Of course, there is a price to all that. One has to win. Alumnus or not, the price for failure is rather unpleasant (and that is an understatement).
Some wonder if a La Salle alumnus should have instead been asked to take over the head-coaching job. As I previously pointed out, there was Pilo Pumaren before, so it isn’t like this is the first time. The elder Pumaren didn’t win right away but his sons, Derrick and Franz, who played for the school, as well, also led them eventually to titles.
This past NCAA season, I wrote that one reason for the pickup in play by the teams was that they were manned by quality coaches from Jamike Jarin (even if San Beda didn’t win its six-peat, you have a very good coach) to Aric del Rosario to Vergel Meneses to Topex Robinson to Jerry Codiñera and Ayo. I had the opportunity to watch Ayo up close from the summer all the way to the season’s end, and it was a masterful job.
It is good to see that the coaches are recognized for the job they do (and not only the players).
The days of alumni coaching their respective alma maters are done. There will always be alumni coaches and there will always be call-ups from left field. No one school has a monopoly on talent, smarts, savvy and heart. The only thing constant is change. There are no right and wrong reasons. After all, you do have to look out for your own future.

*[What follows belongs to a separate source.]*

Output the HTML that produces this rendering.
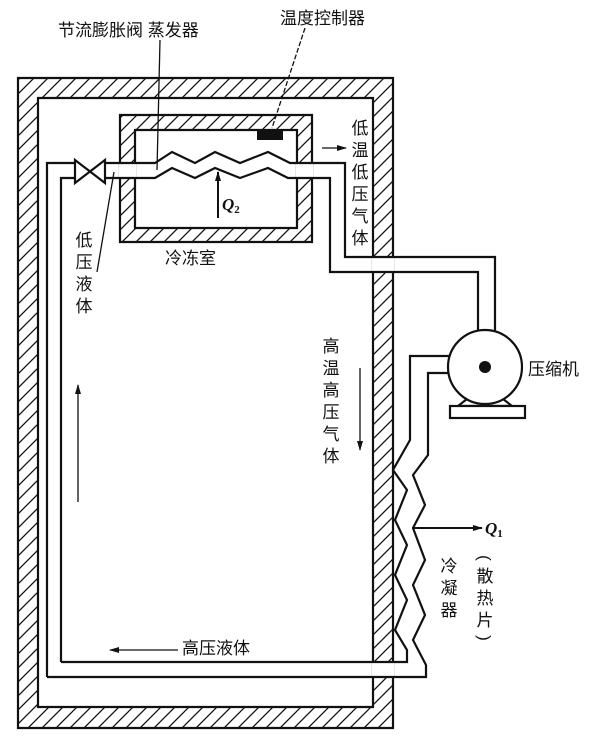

The sad thing is that Letran feels like it’s a victim of a heist. Maybe Aldin should have informed school management ahead of time, instead of them learning about the possible move from others. But it’s done. The Dominicans, who showed an incredible amount of restraint and compassion, and Letran as a school, should take heart however that their team is one that knows all about impossible odds. They will be back for sure. Hopefully, after this, they take a long and hard look at their program, and how it fares in this sea of change swirling around them.